The protest is denied.

1. The color ratings included blue (exceptional), green (acceptable), yellow (marginal), and red (unacceptable). Proposal risk included factors such as potential for disruption of schedule, increase in cost, or degradation of performance and was rated from "low" (little potential) to "moderate" (potential to cause some disruption, etc., but able to overcome difficulties with close government monitoring) to "high" (likely to cause significant disruption, etc. even with close monitoring).

2. While the protester and the agency have referred to the evaluation of proposals as a cost realism and price realism evaluation, because the RFP contemplated fixed prices, price realism is actually the appropriate term. See The Fletcher Constr. Co., Ltd., B-248977, Oct. 15, 1992, 92-2 CPD Para. 246.
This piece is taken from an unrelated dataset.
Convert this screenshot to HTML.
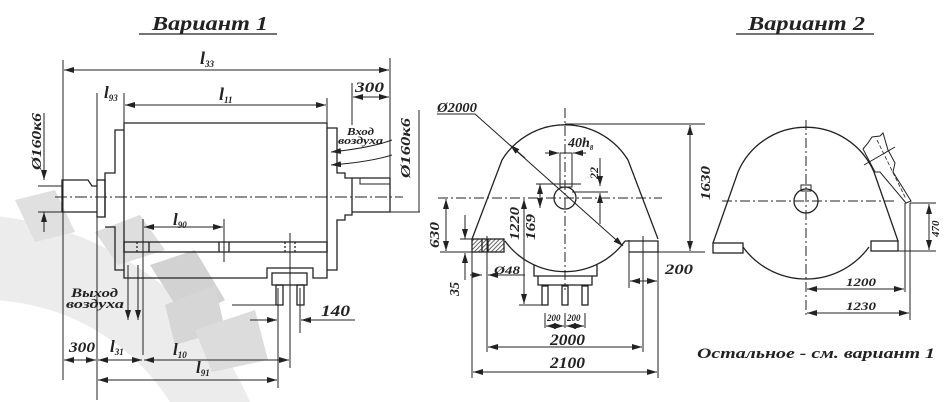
<!DOCTYPE html>
<html><head><meta charset="utf-8"><style>
html,body{margin:0;padding:0;background:#fff;}
svg{display:block;}
text{font-family:"Liberation Serif",serif;font-weight:bold;font-style:italic;fill:#222;}
</style></head><body>
<svg width="944" height="402" viewBox="0 0 944 402" xmlns="http://www.w3.org/2000/svg">
<defs>
<marker id="a" markerWidth="10" markerHeight="6" refX="10" refY="3" orient="auto-start-reverse" markerUnits="userSpaceOnUse"><path d="M0,0 L10,3 L0,6 Z" fill="#222"/></marker>
<pattern id="h" width="3" height="3" patternUnits="userSpaceOnUse" patternTransform="rotate(45)"><rect width="3" height="3" fill="#fff"/><line x1="0" y1="0" x2="0" y2="3" stroke="#333" stroke-width="1.5"/></pattern>
</defs>
<!-- watermark gear -->
<g>
<path d="M-20,215 A310,310 0 0 1 250,402 L170,402 A220,220 0 0 0 -20,300 Z" fill="#ececec"/>
<path d="M15,200 L55,190 L75,232 L35,242 Z" fill="#e0e0e0"/>
<path d="M95,232 L140,215 L165,250 L118,265 Z" fill="#dedede"/>
<path d="M150,265 L195,250 L225,300 L185,320 Z" fill="#d2d2d2"/>
<path d="M165,305 L215,285 L225,330 L175,345 Z" fill="#d6d6d6"/>
<path d="M195,330 L255,310 L268,360 L212,372 Z" fill="#dcdcdc"/>
</g>
<g stroke="#222" stroke-width="1.3" fill="none">
<!-- Variant 1 -->
<line x1="139" y1="34" x2="277" y2="34"/>
<line x1="55" y1="197" x2="403" y2="197" stroke-dasharray="12,3,2,3" stroke-width="1"/>
<path d="M62,212 L62,180 L88,180 L92,186 L97,186"/>
<line x1="62" y1="212" x2="97" y2="212"/>
<rect x="97" y="180" width="8" height="37"/>
<path d="M105,217 L105,173 L115,173 L115,130 L124,130"/>
<path d="M105,227 L115,227 L115,270 L124,270"/>
<path d="M124,123 L327,123 L327,278 L313,278 L313,268 L267,268 L267,278 L124,278 Z"/>
<rect x="124" y="242" width="203" height="10"/>
<line x1="137" y1="242" x2="137" y2="252" stroke-dasharray="2,2"/>
<line x1="149" y1="242" x2="149" y2="252"/>
<line x1="219" y1="242" x2="219" y2="252"/><line x1="229" y1="242" x2="229" y2="252"/>
<line x1="285" y1="242" x2="285" y2="252" stroke-dasharray="2,2"/><line x1="295" y1="242" x2="295" y2="252" stroke-dasharray="2,2"/>
<path d="M327,128 L337,128 L337,173 L345,173 L345,178 L352,178 L352,215 L345,215 L345,220 L337,220 L337,270 L327,270"/>
<path d="M352,178 L390,178 L390,212 L352,212"/>
<path d="M360,178 L360,184 L390,184" stroke-width="1"/>
<rect x="272" y="273" width="35" height="12"/>
<rect x="276" y="285" width="7" height="20"/>
<rect x="297" y="285" width="7" height="20"/>
<line x1="232" y1="305" x2="283" y2="305" stroke-width="1"/>
<line x1="63" y1="60" x2="63" y2="380" stroke-width="1"/>
<line x1="390" y1="58" x2="390" y2="212" stroke-width="1"/>
<line x1="64" y1="70" x2="389" y2="70" marker-start="url(#a)" marker-end="url(#a)" stroke-width="1"/>
<line x1="97" y1="93" x2="97" y2="400" stroke-width="1"/>
<line x1="124" y1="93" x2="124" y2="123" stroke-width="1"/>
<line x1="327" y1="98" x2="327" y2="123" stroke-width="1"/>
<line x1="125" y1="105" x2="326" y2="105" marker-start="url(#a)" marker-end="url(#a)" stroke-width="1"/>
<line x1="352" y1="83" x2="352" y2="125" stroke-width="1"/>
<line x1="353" y1="97" x2="389" y2="97" marker-start="url(#a)" marker-end="url(#a)" stroke-width="1"/>
<line x1="44" y1="113" x2="44" y2="180" marker-end="url(#a)" stroke-width="1"/>
<line x1="44" y1="232" x2="44" y2="212" marker-end="url(#a)" stroke-width="1"/>
<line x1="38" y1="186" x2="62" y2="186" stroke-width="1"/>
<line x1="38" y1="212" x2="62" y2="212" stroke-width="1"/>
<line x1="390" y1="212" x2="420" y2="212" stroke-width="1"/>
<line x1="419" y1="110" x2="419" y2="212" stroke-width="1"/>
<path d="M392,140 Q370,148 331,152" marker-end="url(#a)" stroke-width="1"/>
<path d="M392,155 Q370,162 331,165" marker-end="url(#a)" stroke-width="1"/>
<line x1="128" y1="265" x2="128" y2="320" marker-end="url(#a)" stroke-width="1"/>
<line x1="138" y1="265" x2="138" y2="320" marker-end="url(#a)" stroke-width="1"/>
<line x1="143" y1="219" x2="143" y2="355" stroke-width="1"/>
<line x1="224" y1="219" x2="224" y2="262" stroke-width="1"/>
<line x1="144" y1="227" x2="223" y2="227" marker-start="url(#a)" marker-end="url(#a)" stroke-width="1"/>
<line x1="290" y1="233" x2="290" y2="368" stroke-width="1"/>
<line x1="278" y1="288" x2="278" y2="388" stroke-width="1"/>
<line x1="300" y1="288" x2="300" y2="333" stroke-width="1"/>
<line x1="250" y1="320" x2="277" y2="320" marker-end="url(#a)" stroke-width="1"/>
<line x1="355" y1="320" x2="301" y2="320" marker-end="url(#a)" stroke-width="1"/>
<line x1="64" y1="360" x2="96" y2="360" marker-start="url(#a)" marker-end="url(#a)" stroke-width="1"/>
<line x1="98" y1="360" x2="142" y2="360" marker-start="url(#a)" marker-end="url(#a)" stroke-width="1"/>
<line x1="144" y1="360" x2="289" y2="360" marker-start="url(#a)" marker-end="url(#a)" stroke-width="1"/>
<line x1="98" y1="380" x2="277" y2="380" marker-start="url(#a)" marker-end="url(#a)" stroke-width="1"/>

<!-- Front view -->
<line x1="565" y1="108" x2="565" y2="290" stroke-dasharray="10,3,2,3" stroke-width="1"/>
<line x1="438" y1="198" x2="662" y2="198" stroke-dasharray="10,3,2,3" stroke-width="1"/>
<path d="M472,239 L502,160 A74,74 0 0 1 628,160 L658,239"/>
<path d="M505,241 A74,74 0 0 0 625,241"/>
<rect x="472" y="239" width="32" height="13" fill="url(#h)"/>
<line x1="482" y1="239" x2="482" y2="252"/><line x1="488" y1="239" x2="488" y2="252"/>
<path d="M625,241 L658,241 L658,252 L629,252"/>
<circle cx="565" cy="198" r="11"/>
<rect x="560" y="153" width="12" height="34" stroke-width="1"/>
<path d="M534,265 L534,276 L597,276 L597,265"/>
<path d="M538,276 L538,285 L592,285 L592,276"/>
<rect x="542" y="286" width="6" height="19"/><rect x="562" y="286" width="6" height="19"/><rect x="582" y="286" width="6" height="19"/>
<line x1="565" y1="124" x2="705" y2="124" stroke-width="1"/>
<line x1="629" y1="252" x2="705" y2="252" stroke-width="1"/>
<line x1="690" y1="125" x2="690" y2="251" marker-start="url(#a)" marker-end="url(#a)" stroke-width="1"/>
<line x1="472" y1="252" x2="472" y2="378" stroke-width="1"/>
<line x1="658" y1="252" x2="658" y2="378" stroke-width="1"/>
<line x1="487" y1="236" x2="487" y2="352" stroke-width="1"/>
<line x1="643" y1="236" x2="643" y2="352" stroke-width="1"/>
<line x1="629" y1="240" x2="629" y2="288" stroke-width="1"/>
<line x1="488" y1="347" x2="642" y2="347" marker-start="url(#a)" marker-end="url(#a)" stroke-width="1"/>
<line x1="473" y1="372" x2="657" y2="372" marker-start="url(#a)" marker-end="url(#a)" stroke-width="1"/>
<line x1="630" y1="281" x2="657" y2="281" marker-start="url(#a)" marker-end="url(#a)" stroke-width="1"/>
<line x1="446" y1="199" x2="446" y2="251" marker-start="url(#a)" marker-end="url(#a)" stroke-width="1"/>
<line x1="440" y1="252" x2="472" y2="252" stroke-width="1"/>
<line x1="465" y1="215" x2="465" y2="239" marker-end="url(#a)" stroke-width="1"/>
<line x1="465" y1="280" x2="465" y2="253" marker-end="url(#a)" stroke-width="1"/>
<line x1="460" y1="239" x2="472" y2="239" stroke-width="1"/>
<line x1="470" y1="275" x2="482" y2="275" marker-end="url(#a)" stroke-width="1"/>
<line x1="500" y1="275" x2="488" y2="275" marker-end="url(#a)" stroke-width="1"/>
<line x1="488" y1="275" x2="525" y2="275" stroke-width="1"/>
<line x1="524" y1="199" x2="524" y2="304" marker-start="url(#a)" marker-end="url(#a)" stroke-width="1"/>
<line x1="519" y1="305" x2="542" y2="305" stroke-width="1"/>
<line x1="540" y1="184" x2="540" y2="208" marker-start="url(#a)" marker-end="url(#a)" stroke-width="1"/>
<line x1="536" y1="184" x2="581" y2="184" stroke-width="1"/>
<line x1="600" y1="158" x2="600" y2="186" marker-end="url(#a)" stroke-width="1"/>
<line x1="600" y1="224" x2="600" y2="193" marker-end="url(#a)" stroke-width="1"/>
<line x1="572" y1="192" x2="608" y2="192" stroke-width="1"/>
<line x1="545" y1="153" x2="559" y2="153" marker-end="url(#a)" stroke-width="1"/>
<line x1="586" y1="153" x2="573" y2="153" marker-end="url(#a)" stroke-width="1"/>
<line x1="545" y1="313" x2="545" y2="328" stroke-width="1"/><line x1="565" y1="313" x2="565" y2="328" stroke-width="1"/><line x1="585" y1="313" x2="585" y2="328" stroke-width="1"/>
<line x1="546" y1="326" x2="564" y2="326" marker-start="url(#a)" marker-end="url(#a)" stroke-width="1"/>
<line x1="566" y1="326" x2="584" y2="326" marker-start="url(#a)" marker-end="url(#a)" stroke-width="1"/>
<path d="M437,114 L475,114 L623,246" marker-end="url(#a)" stroke-width="1"/>
<line x1="525" y1="158" x2="510" y2="145" marker-end="url(#a)" stroke-width="1"/>

<!-- Variant 2 -->
<line x1="736" y1="34" x2="874" y2="34"/>
<line x1="806" y1="120" x2="806" y2="318" stroke-dasharray="10,3,2,3" stroke-width="1"/>
<line x1="722" y1="201" x2="895" y2="201" stroke-dasharray="10,3,2,3" stroke-width="1"/>
<path d="M713,243 L738,172 A74,74 0 0 1 874,172 L898,241"/>
<path d="M743,247 A78,78 0 0 0 869,247"/>
<rect x="713" y="243" width="30" height="10"/>
<rect x="871" y="241" width="27" height="10"/>
<circle cx="806" cy="201" r="12"/>
<rect x="801" y="185" width="10" height="6" stroke-width="1"/>
<path d="M863,149 L868,143 L872,137 L880,136 L883,133 L888,150 L895,163 L893,172 L911,201 L906,203 L880,172 L875,172 Z" stroke-width="1" fill="#fff"/>
<line x1="864" y1="165" x2="895" y2="147" stroke-width="1"/>
<line x1="877" y1="140" x2="906" y2="199" stroke-dasharray="4,2" stroke-width="0.8"/>
<line x1="905" y1="203" x2="905" y2="292" stroke-width="1"/>
<line x1="910" y1="203" x2="910" y2="320" stroke-width="1"/>
<line x1="910" y1="203" x2="936" y2="203" stroke-width="1"/>
<line x1="898" y1="251" x2="936" y2="251" stroke-width="1"/>
<line x1="929" y1="204" x2="929" y2="250" marker-start="url(#a)" marker-end="url(#a)" stroke-width="1"/>
<line x1="807" y1="289" x2="904" y2="289" marker-start="url(#a)" marker-end="url(#a)" stroke-width="1"/>
<line x1="807" y1="313" x2="909" y2="313" marker-start="url(#a)" marker-end="url(#a)" stroke-width="1"/>
</g>
<!-- texts -->
<text x="152" y="30" font-size="20" textLength="116" lengthAdjust="spacingAndGlyphs">Вариант 1</text>
<text x="748" y="30" font-size="20" textLength="117" lengthAdjust="spacingAndGlyphs">Вариант 2</text>
<text x="200" y="64" font-size="18">l<tspan font-size="9" dy="3">33</tspan></text>
<text x="104" y="98" font-size="17">l<tspan font-size="9" dy="3">93</tspan></text>
<text x="219" y="100" font-size="18">l<tspan font-size="9" dy="3">11</tspan></text>
<text x="355" y="92" font-size="15" textLength="29" lengthAdjust="spacingAndGlyphs">300</text>
<text x="347" y="135" font-size="10" textLength="27" lengthAdjust="spacingAndGlyphs">Вход</text>
<text x="338" y="144" font-size="10" textLength="45" lengthAdjust="spacingAndGlyphs">воздуха</text>
<text x="173" y="225" font-size="17">l<tspan font-size="9" dy="3">90</tspan></text>
<text x="71" y="297" font-size="13" textLength="47" lengthAdjust="spacingAndGlyphs">Выход</text>
<text x="66" y="308" font-size="13" textLength="58" lengthAdjust="spacingAndGlyphs">воздуха</text>
<text x="321" y="316" font-size="16" textLength="29" lengthAdjust="spacingAndGlyphs">140</text>
<text x="69" y="352" font-size="15" textLength="26" lengthAdjust="spacingAndGlyphs">300</text>
<text x="110" y="352" font-size="17">l<tspan font-size="9" dy="3">31</tspan></text>
<text x="173" y="355" font-size="17">l<tspan font-size="9" dy="3">10</tspan></text>
<text x="196" y="373" font-size="17">l<tspan font-size="9" dy="3">91</tspan></text>
<text transform="translate(41,170) rotate(-90)" font-size="14" textLength="57" lengthAdjust="spacingAndGlyphs">Ø160к6</text>
<text transform="translate(410,178) rotate(-90)" font-size="14" textLength="60" lengthAdjust="spacingAndGlyphs">Ø160к6</text>
<text x="437" y="112" font-size="14" textLength="40" lengthAdjust="spacingAndGlyphs">Ø2000</text>
<text x="568" y="147" font-size="14">40h<tspan font-size="7" dy="3">8</tspan></text>
<text transform="translate(598,179) rotate(-90)" font-size="12">22</text>
<text transform="translate(710,200) rotate(-90)" font-size="14" textLength="34" lengthAdjust="spacingAndGlyphs">1630</text>
<text transform="translate(439,248) rotate(-90)" font-size="14" textLength="26" lengthAdjust="spacingAndGlyphs">630</text>
<text transform="translate(519,240) rotate(-90)" font-size="14" textLength="33" lengthAdjust="spacingAndGlyphs">1220</text>
<text transform="translate(535,240) rotate(-90)" font-size="14" textLength="26" lengthAdjust="spacingAndGlyphs">169</text>
<text transform="translate(459,296) rotate(-90)" font-size="14">35</text>
<text x="494" y="274" font-size="12" textLength="26" lengthAdjust="spacingAndGlyphs">Ø48</text>
<text x="665" y="274" font-size="15" textLength="28" lengthAdjust="spacingAndGlyphs">200</text>
<text x="547" y="321" font-size="9">200</text>
<text x="567" y="321" font-size="9">200</text>
<text x="550" y="345" font-size="16" textLength="35" lengthAdjust="spacingAndGlyphs">2000</text>
<text x="550" y="368" font-size="16" textLength="35" lengthAdjust="spacingAndGlyphs">2100</text>
<text transform="translate(939,237) rotate(-90)" font-size="11">470</text>
<text x="846" y="286" font-size="12" textLength="30" lengthAdjust="spacingAndGlyphs">1200</text>
<text x="846" y="310" font-size="12" textLength="30" lengthAdjust="spacingAndGlyphs">1230</text>
<text x="697" y="358" font-size="15" textLength="238" lengthAdjust="spacingAndGlyphs">Остальное - см. вариант 1</text>
</svg>
</body></html>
3. Although Oshkosh is concerned that Kovatch may be unreasonably low priced with regard to profit and technical data prices, the submission of a below cost offer is not itself legally objectionable. See H. Angelo & Co., Inc., B-244682.2, Oct. 30, 1991, 91-2 CPD Para. 407. Whether a contract can be performed at the offered price is a matter of the offeror's responsibility, Virginia Mfg. Co., Inc., B-241404, Feb. 4, 1991, 91-1 CPD Para. 113. We will not review a contracting officer's affirmative determination of responsibility absent circumstances not alleged here. See 4 C.F.R. Sec. 21.3(m)(5) (1993).

4. Oshkosh received due credit under the evaluation. The evaluators advised the SSA that the prototype was considered a strength under the logistics subfactor.